Bagi Asutay, moral ekonomi Islam tidak harus meliputi segala aspek. Setiap masyarakat bisa mengembangkan model ekonomi mereka sendiri yang sesuai dengan kebutuhannya. Ekonomi Islam tidak boleh mendiskriminasi antara Muslim dan non-Muslim. Menegaskan apresiasinya pada apa yang disebutnya “sifat humanistik dari sekularisme,” Asutay melihat bahwa ekonomi Islam berakar pada gagasan tentang keadilan dan pada ide mengenai rahmat Tuhan bagi semua makhluk. Trust adalah basis dari kegiatan ekonomi. Partisipasi dalam sebuah masyarakat konsumen hanya membuat masing-masing kita dinilai karena “daya-beli” kita; padahal seharusnya masing-masing kita harus berperan dalam kapasitas produktif untuk disumbangkan dalam mekanisme produksi dan distribusi sumberdaya. Jadi, sumbangan Islam harus diartahkan untuk meredefinisi konsep mengenai “homo-economicus” ala kapitalisme.
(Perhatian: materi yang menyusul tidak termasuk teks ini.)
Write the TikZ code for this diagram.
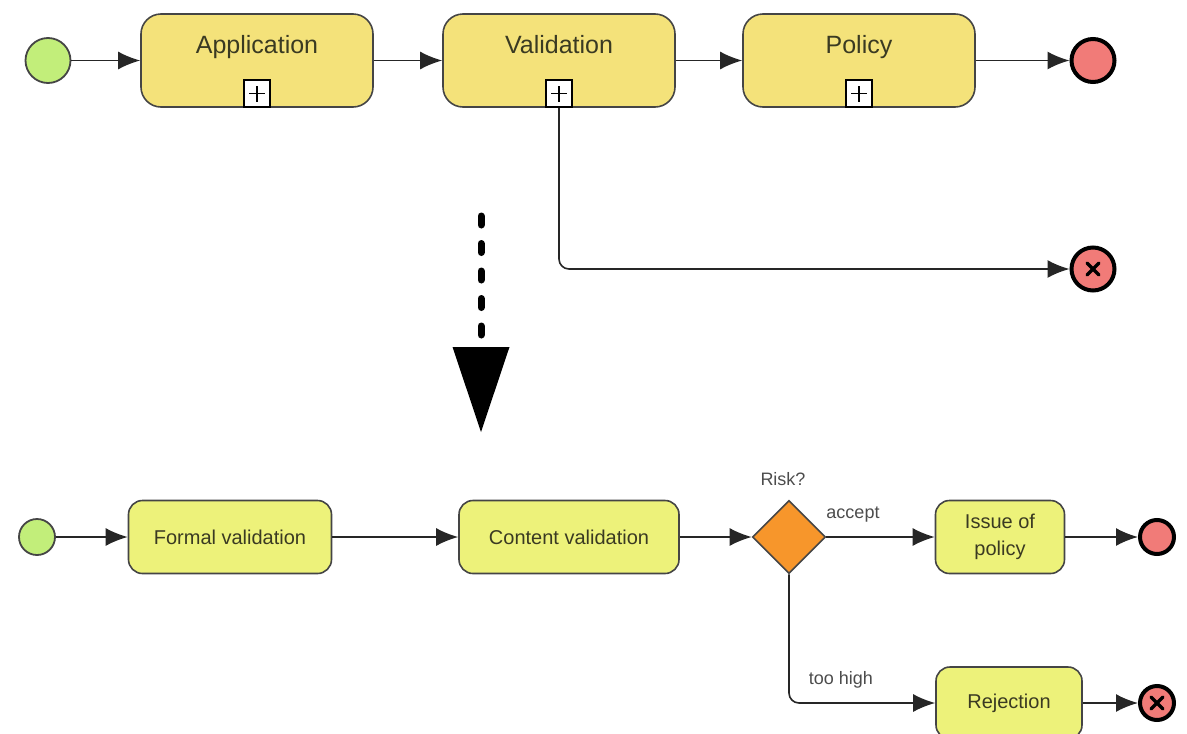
\documentclass[tikz,border=0pt]{standalone}
\usepackage{fontspec}
\setmainfont{Liberation Sans}
\usetikzlibrary{arrows.meta,shapes.geometric,positioning}

\definecolor{startgreen}{HTML}{C2EE7A}
\definecolor{endred}{HTML}{F17B78}
\definecolor{subyellow}{HTML}{F4E27A}
\definecolor{taskyellow}{HTML}{EDF27A}
\definecolor{gateorange}{HTML}{F7962B}
\definecolor{edgegray}{HTML}{454545}
\definecolor{inktext}{HTML}{3A3A22}

\tikzset{
    flow/.style={line width=1.6pt, draw=black!85, -{Latex[length=22pt,width=18pt]}},
    start/.style={circle, draw=edgegray, line width=1.8pt, fill=startgreen, inner sep=0pt},
    finish/.style={circle, draw=black, line width=4pt, fill=endred, inner sep=0pt},
    errorend/.style={finish, path picture={
        \draw[line width=3.5pt, line cap=round]
            ([shift={(-6pt,-6pt)}]path picture bounding box.center) -- ([shift={(6pt,6pt)}]path picture bounding box.center)
            ([shift={(-6pt,6pt)}]path picture bounding box.center) -- ([shift={(6pt,-6pt)}]path picture bounding box.center);}},
    subprocess/.style={draw=edgegray, line width=1.6pt, fill=subyellow, rounded corners=20pt,
        minimum width=232pt, minimum height=93pt, inner sep=0pt},
    subtext/.style={yshift=14pt, inner sep=0pt, text height=18pt, text depth=5pt, text=inktext,
        font=\fontsize{25pt}{29pt}\selectfont},
    plusbox/.style={draw=black, fill=white, line width=1.6pt, minimum width=26pt, minimum height=27pt,
        inner sep=0pt, anchor=south, path picture={
        \draw[line width=1.4pt]
            ([xshift=-8pt]path picture bounding box.center) -- ([xshift=8pt]path picture bounding box.center)
            ([yshift=-8pt]path picture bounding box.center) -- ([yshift=8pt]path picture bounding box.center);}},
    task/.style={draw=edgegray, line width=1.6pt, fill=taskyellow, rounded corners=14pt,
        minimum height=73pt, inner sep=0pt, align=center, text=inktext,
        font=\fontsize{20pt}{27pt}\selectfont},
    gateway/.style={diamond, draw=edgegray, line width=1.6pt, fill=gateorange, inner sep=0pt,
        minimum width=73pt, minimum height=73pt},
    flowlabel/.style={text=black!70, font=\fontsize{18pt}{22pt}\selectfont}
}

\begin{document}
\begin{tikzpicture}[x=1pt, y=-1pt]
        \useasboundingbox (0,0) rectangle (1187,734);

        % main process
        \node[start, minimum size=45pt] (mainStart) at (48,60.5) {};
        \node[subprocess, label={[subtext, name=appText]center:Application}] (application) at (257,60.5) {};
        \node[subprocess, label={[subtext, name=valText]center:Validation}] (validation) at (559,60.5) {};
        \node[subprocess, label={[subtext, name=polText]center:Policy}] (policy) at (859,60.5) {};
        \node[finish, minimum size=43pt] (mainEnd) at (1093,60.5) {};
        \node[errorend, minimum size=43pt] (mainError) at (1093,269) {};

        \node[plusbox] (appPlus) at (application.south) {};
        \node[plusbox] (valPlus) at (validation.south) {};
        \node[plusbox] (polPlus) at (policy.south) {};

        \draw[flow] (mainStart) -- (application);
        \draw[flow] (application) -- (validation);
        \draw[flow] (validation) -- (policy);
        \draw[flow] (policy) -- (mainEnd);
        \draw[flow, rounded corners=10pt] (valPlus.south) |- (mainError);

        % drill down
        \coordinate (zoomFrom) at (481,216);
        \coordinate (zoomTo) at (481,352);
        \coordinate (zoomTip) at (481,432);
        \draw[line width=7pt, line cap=round, dash pattern=on 9pt off 18.5pt] (zoomFrom) -- (zoomTo);
        \fill (zoomTip) -- ++(-28.5,-85) -- ++(57,0) -- cycle;

        % validation sub-process
        \node[start, minimum size=36pt] (subStart) at (37,537) {};
        \node[task, minimum width=203pt] (formal) at (230,537) {Formal validation};
        \node[task, minimum width=220pt] (content) at (569,537) {Content validation};
        \node[gateway] (risk) at (789,537) {};
        \node[flowlabel] (riskText) at (783,479) {Risk?};
        \node[task, minimum width=129pt] (issue) at (1000,537) {Issue of\\policy};
        \node[task, minimum width=146pt, minimum height=72pt] (rejection) at (1009,703) {Rejection};
        \node[finish, minimum size=34pt] (subEnd) at (1157,537) {};
        \node[errorend, minimum size=34pt] (subError) at (1157,703) {};

        \draw[flow] (subStart) -- (formal);
        \draw[flow] (formal) -- (content);
        \draw[flow] (content) -- (risk);
        \draw[flow] (risk) -- (issue);
        \draw[flow, rounded corners=10pt] (risk.south) |- (rejection);
        \draw[flow] (issue) -- (subEnd);
        \draw[flow] (rejection) -- (subError);

        \node[flowlabel] (acceptText) at (853,515) {accept};
        \node[flowlabel] (highText) at (841,680) {too high};

\end{tikzpicture}
\end{document}
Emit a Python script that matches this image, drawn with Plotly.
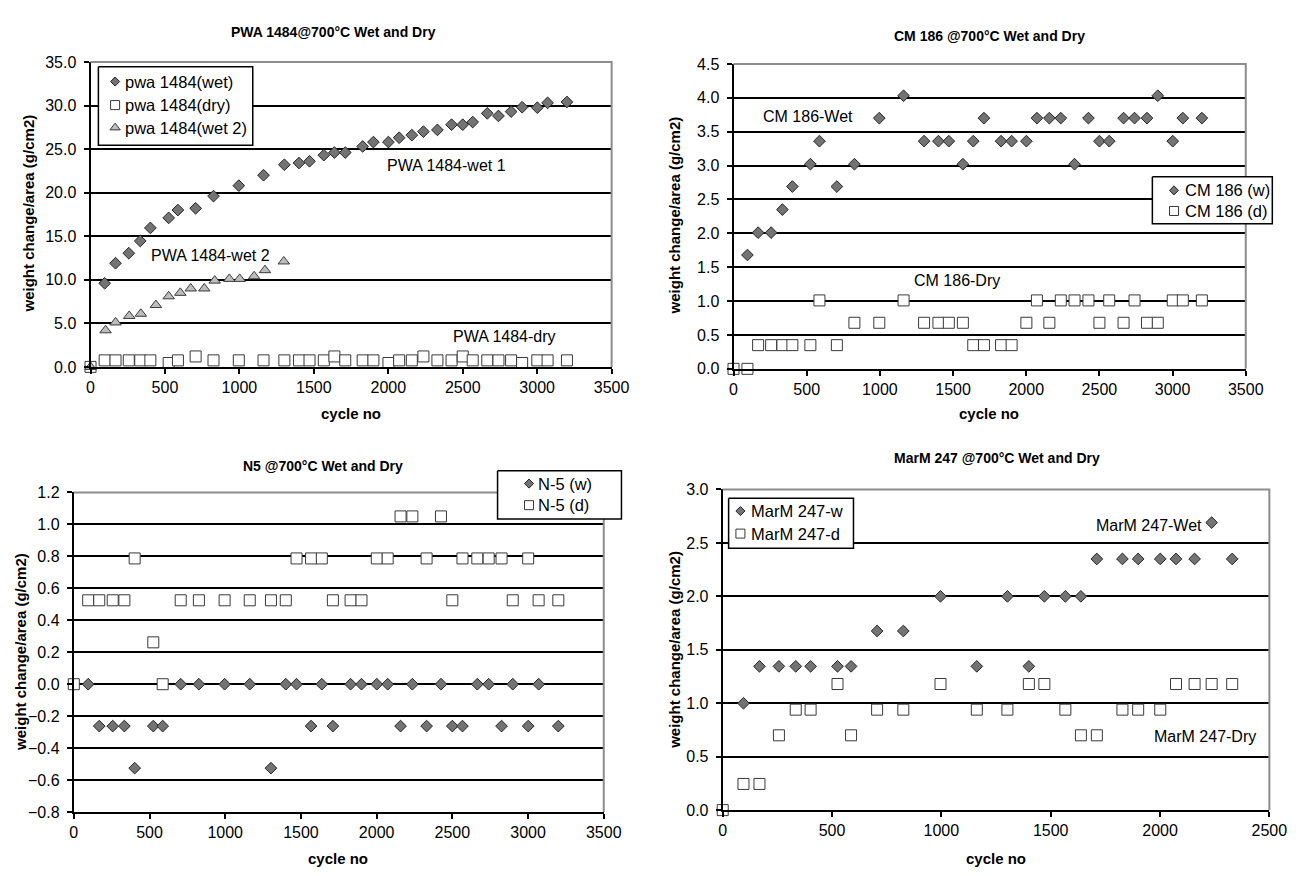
import plotly.graph_objects as go

W, H = 1309, 876
FONT = "Liberation Sans, Arial, sans-serif"

# ---------------- data ----------------
cycles = [95, 168, 257, 334, 402, 525, 587, 706, 826, 996, 1162, 1302, 1400, 1471,
          1567, 1638, 1711, 1828, 1900, 2001, 2073, 2158, 2236, 2330, 2425, 2500,
          2567, 2665, 2740, 2825, 2899, 3001, 3070, 3200]

# PWA 1484
pwa_wet = [9.6, 11.9, 13.05, 14.45, 15.95, 17.1, 18.0, 18.2, 19.6, 20.8, 22.0, 23.2,
           23.4, 23.6, 24.3, 24.6, 24.6, 25.3, 25.8, 25.8, 26.3, 26.6, 27.0, 27.2,
           27.8, 27.8, 28.1, 29.1, 28.8, 29.3, 29.8, 29.75, 30.3, 30.4]
pwa_dry_x = [0] + cycles
pwa_dry = [0.0, 0.75, 0.75, 0.75, 0.75, 0.75, 0.45, 0.75, 1.2, 0.75, 0.75, 0.75, 0.75,
           0.75, 0.75, 0.75, 1.2, 0.75, 0.75, 0.75, 0.45, 0.75, 0.75, 1.2, 0.75,
           0.75, 1.2, 0.75, 0.75, 0.75, 0.75, 0.45, 0.75, 0.75, 0.75]
pwa_wet2_x = [0, 101, 168, 260, 338, 439, 525, 603, 673, 764, 834, 932, 1002, 1099, 1172, 1298]
pwa_wet2 = [0.0, 4.2, 5.1, 5.85, 6.1, 7.1, 8.1, 8.5, 9.0, 9.0, 9.9, 10.1, 10.1, 10.4, 11.1, 12.1]

# CM 186
cm_wet = [1.68, 2.01, 2.01, 2.35, 2.69, 3.02, 3.36, 2.69, 3.02, 3.70, 4.03, 3.36, 3.36,
          3.36, 3.02, 3.36, 3.70, 3.36, 3.36, 3.36, 3.70, 3.70, 3.70, 3.02, 3.70, 3.36,
          3.36, 3.70, 3.70, 3.70, 4.03, 3.36, 3.70, 3.70]
cm_dry_x = [0] + cycles
cm_dry = [0.0, 0.0, 0.35, 0.35, 0.35, 0.35, 0.35, 1.01, 0.35, 0.68, 0.68, 1.01, 0.68,
          0.68, 0.68, 0.68, 0.35, 0.35, 0.35, 0.35, 0.68, 1.01, 0.68, 1.01, 1.01, 1.01,
          0.68, 1.01, 0.68, 1.01, 0.68, 0.68, 1.01, 1.01, 1.01]

# N5
n5_wet = [0.0, -0.262, -0.262, -0.262, -0.525, -0.262, -0.262, 0.0, 0.0, 0.0, 0.0,
          -0.525, 0.0, 0.0, -0.262, 0.0, -0.262, 0.0, 0.0, 0.0, 0.0, -0.262, 0.0,
          -0.262, 0.0, -0.262, -0.262, 0.0, 0.0, -0.262, 0.0, -0.262, 0.0, -0.262]
n5_dry_x = [0] + cycles
n5_dry = [0.0, 0.525, 0.525, 0.525, 0.525, 0.787, 0.262, 0.0, 0.525, 0.525, 0.525, 0.525,
          0.525, 0.525, 0.787, 0.787, 0.787, 0.525, 0.525, 0.525, 0.787, 0.787, 1.05,
          1.05, 0.787, 1.05, 0.525, 0.787, 0.787, 0.787, 0.787, 0.525, 0.787, 0.525, 0.525]

# MarM 247
mar_x = cycles[:24]
mar_wet = [1.0, 1.345, 1.345, 1.345, 1.345, 1.345, 1.345, 1.676, 1.676, 2.0, 1.345, 2.0,
           1.345, 2.0, 2.0, 2.0, 2.35, 2.35, 2.35, 2.35, 2.35, 2.35, 2.69, 2.35]
mar_dry_x = [0] + cycles[:24]
mar_dry = [0.0, 0.245, 0.245, 0.70, 0.94, 0.94, 1.18, 0.70, 0.94, 0.94, 1.18, 0.94, 0.94,
           1.18, 1.18, 0.94, 0.70, 0.70, 0.94, 0.94, 0.94, 1.18, 1.18, 1.18, 1.18]

# ---------------- helpers ----------------
def px(x):
    return x / W

def py(y):
    return 1 - y / H

WET = dict(symbol="diamond", size=9, color="#737373", line=dict(color="#262626", width=1))
DRY = dict(symbol="square", size=11, color="white", line=dict(color="#3a3a3a", width=1))
WET2 = dict(symbol="triangle-up", size=10, color="#bdbdbd", line=dict(color="#3a3a3a", width=1))
LWET = dict(symbol="diamond", size=7, color="#737373", line=dict(color="#262626", width=1))
LDRY = dict(symbol="square", size=9, color="white", line=dict(color="#3a3a3a", width=1))
LWET2 = dict(symbol="triangle-up", size=9, color="#bdbdbd", line=dict(color="#3a3a3a", width=1))

fig = go.Figure()

def add(x, y, marker, ax):
    fig.add_trace(go.Scatter(x=x, y=y, mode="markers", marker=marker, showlegend=False,
                             xaxis="x" + ax, yaxis="y" + ax, cliponaxis=False, hoverinfo="x+y"))

add(cycles, pwa_wet, WET, "")
add(pwa_dry_x, pwa_dry, DRY, "")
add(pwa_wet2_x, pwa_wet2, WET2, "")

add(cycles, cm_wet, WET, "2")
add(cm_dry_x, cm_dry, DRY, "2")

add(cycles, n5_wet, WET, "3")
add(n5_dry_x, n5_dry, DRY, "3")

add(mar_x, mar_wet, WET, "4")
add(mar_dry_x, mar_dry, DRY, "4")

# plot rectangles in pixels: (left, right, top, bottom)
boxes = {
    "": (88, 618, 55, 366),
    "2": (742, 1263, 57, 368),
    "3": (71, 610, 494, 820),
    "4": (731, 1287, 491, 818),
}
yranges = {"": ([0, 35], 5), "2": ([0, 4.5], 0.5), "3": ([-0.8, 1.2], 0.2), "4": ([0, 3.0], 0.5)}
xranges = {"": 3500, "2": 3500, "3": 3500, "4": 2500}

tickfont = dict(family=FONT, size=16, color="black")
layout = {}
for k, (l, r, t, b) in boxes.items():
    yr, dt = yranges[k]
    layout["xaxis" + k] = dict(domain=[px(l), px(r)], anchor="y" + k, range=[0, xranges[k]],
                               dtick=500, tick0=0, showgrid=False, zeroline=False,
                               showline=True, linecolor="black", linewidth=2,
                               ticks="outside", ticklen=5, tickwidth=2, tickcolor="black",
                               tickfont=tickfont, fixedrange=True)
    layout["yaxis" + k] = dict(domain=[py(b), py(t)], anchor="x" + k, range=yr, dtick=dt,
                               tick0=yr[0], tickformat=".1f", showgrid=True, gridcolor="black",
                               gridwidth=2, zeroline=False, showline=True, linecolor="black",
                               linewidth=2, ticks="outside", ticklen=5, tickwidth=2,
                               tickcolor="black", tickfont=tickfont, fixedrange=True,
                               ticklabelstandoff=4)

# overlay axis in pixel units for decorations (plot-area border, legends)
layout["xaxis5"] = dict(domain=[0, 1], range=[0, W], visible=False, anchor="y5", fixedrange=True)
layout["yaxis5"] = dict(domain=[0, 1], range=[H, 0], visible=False, anchor="x5", fixedrange=True)

def deco(x, y, **kw):
    fig.add_trace(go.Scatter(x=x, y=y, xaxis="x5", yaxis="y5", showlegend=False,
                             hoverinfo="skip", cliponaxis=False, **kw))

for k, (l, r, t, b) in boxes.items():
    deco([l, r, r], [t, t, b], mode="lines", line=dict(color="#8c8c8c", width=2))

ann = []
def text(x, y, s, size=16, bold=False, angle=0, anchor="center"):
    ann.append(dict(x=px(x), y=py(y), xref="paper", yref="paper",
                    text=("<b>%s</b>" % s) if bold else s,
                    showarrow=False, xanchor=anchor, yanchor="middle", textangle=angle,
                    font=dict(family=FONT, size=size, color="black")))

# legends: (box l, r, t, b), symbol x, text x, rows [(y, marker, label)]
legends = [
    ((96, 253, 60, 140), 113, 121, [(75, LWET, "pwa 1484(wet)"), (99, LDRY, "pwa 1484(dry)"),
                                   (122, LWET2, "pwa 1484(wet 2)")]),
    ((1168, 1290, 172, 220), 1190, 1199, [(186, LWET, "CM 186 (w)"), (207, LDRY, "CM 186 (d)")]),
    ((502, 628, 472, 521), 534, 541, [(485, LWET, "N-5 (w)"), (507, LDRY, "N-5 (d)")]),
    ((737, 864, 500, 551), 749, 758, [(513, LWET, "MarM 247-w"), (536, LDRY, "MarM 247-d")]),
]
for (l, r, t, b), sx, tx, rows in legends:
    deco([l, r, r, l, l], [t, t, b, b, t], mode="lines", fill="toself", fillcolor="white",
         line=dict(color="black", width=1.5))
    for yy, mk, lab in rows:
        deco([sx], [yy], mode="markers", marker=mk)
        text(tx, yy, lab, 16.5, anchor="left")

# titles
text(335, 24, "PWA 1484@700°C Wet and Dry", 14, True)
text(1002, 29, "CM 186 @700°C Wet and Dry", 14, True)
text(324, 467, "N5 @700°C Wet and Dry", 14, True)
text(1010, 459, "MarM 247 @700°C Wet and Dry", 14, True)
# axis titles
for xc, yc in [(353, 414), (1002, 414), (340, 867), (1009, 867)]:
    text(xc, yc, "cycle no", 15, True)
for xc, yc in [(25, 210), (682, 212), (17, 657), (682, 655)]:
    text(xc, yc, "weight change/area (g/cm2)", 15, True, -90)
# in-plot labels
text(450, 161, "PWA 1484-wet 1")
text(210, 252, "PWA 1484-wet 2")
text(509, 335, "PWA 1484-dry")
text(818, 111, "CM 186-Wet")
text(969, 278, "CM 186-Dry")
text(1165, 528, "MarM 247-Wet")
text(1222, 743, "MarM 247-Dry")

fig.update_layout(width=W, height=H, margin=dict(l=0, r=0, t=0, b=0), autosize=False,
                  paper_bgcolor="white", plot_bgcolor="rgba(0,0,0,0)", showlegend=False,
                  font=dict(family=FONT, color="black"), annotations=ann, **layout)

fig.write_html("out.html")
Ömer Özsoy – “Menghapuskan Prasangka-prasangka Semitisme dan anti-Semitisme”

Ömer Özsoy mengatakan bahwa penutup-kepala ala jilbab bagi perempuan Muslim tidak diwajibkan oleh Quran. Kendatipun dia juga berpandangan bahwa perempuan Muslim di negeri-negeri Barat yang ingin menggunakan jilban harusnya tidak boleh dilarang. Bagi Özsoy, jilbab bukan masalah agama tetapi masalah hak-asasi.

Dalam masyarakat sekuler, penegasan-penegasan teologis dalam perdebatan soal jilbab sesungguhnya memang harus dianggap tidak relevan. Memang masih ada argumen-argumen anti-semitik di kalangan masyarakat Barat, bersamaan dengan klaim-klaim mengenai kewajiban teologis di kalangan Muslim, mengenai masalah ini. Keduanya sebenarnya berada pada posisi yang keliru. “Jika kita meletakkan isu jilbab dalam kerangka kebudayaan sekuler sebagai sekadar hak asasi, maka semestinya perdebatan harus diakhiri dengan penghargaan pada tradisi masing-masing.

Dalam konteks ini, kaum Muslim seharusnya menghentikan dan menghapuskan prasangka yang didasarkan pada gambaran mengenai “Eropa yang imoral,” sementara orang-orang Barat juga harus menghapuskan stereotipe mereka tentang “Islam yang irasional.”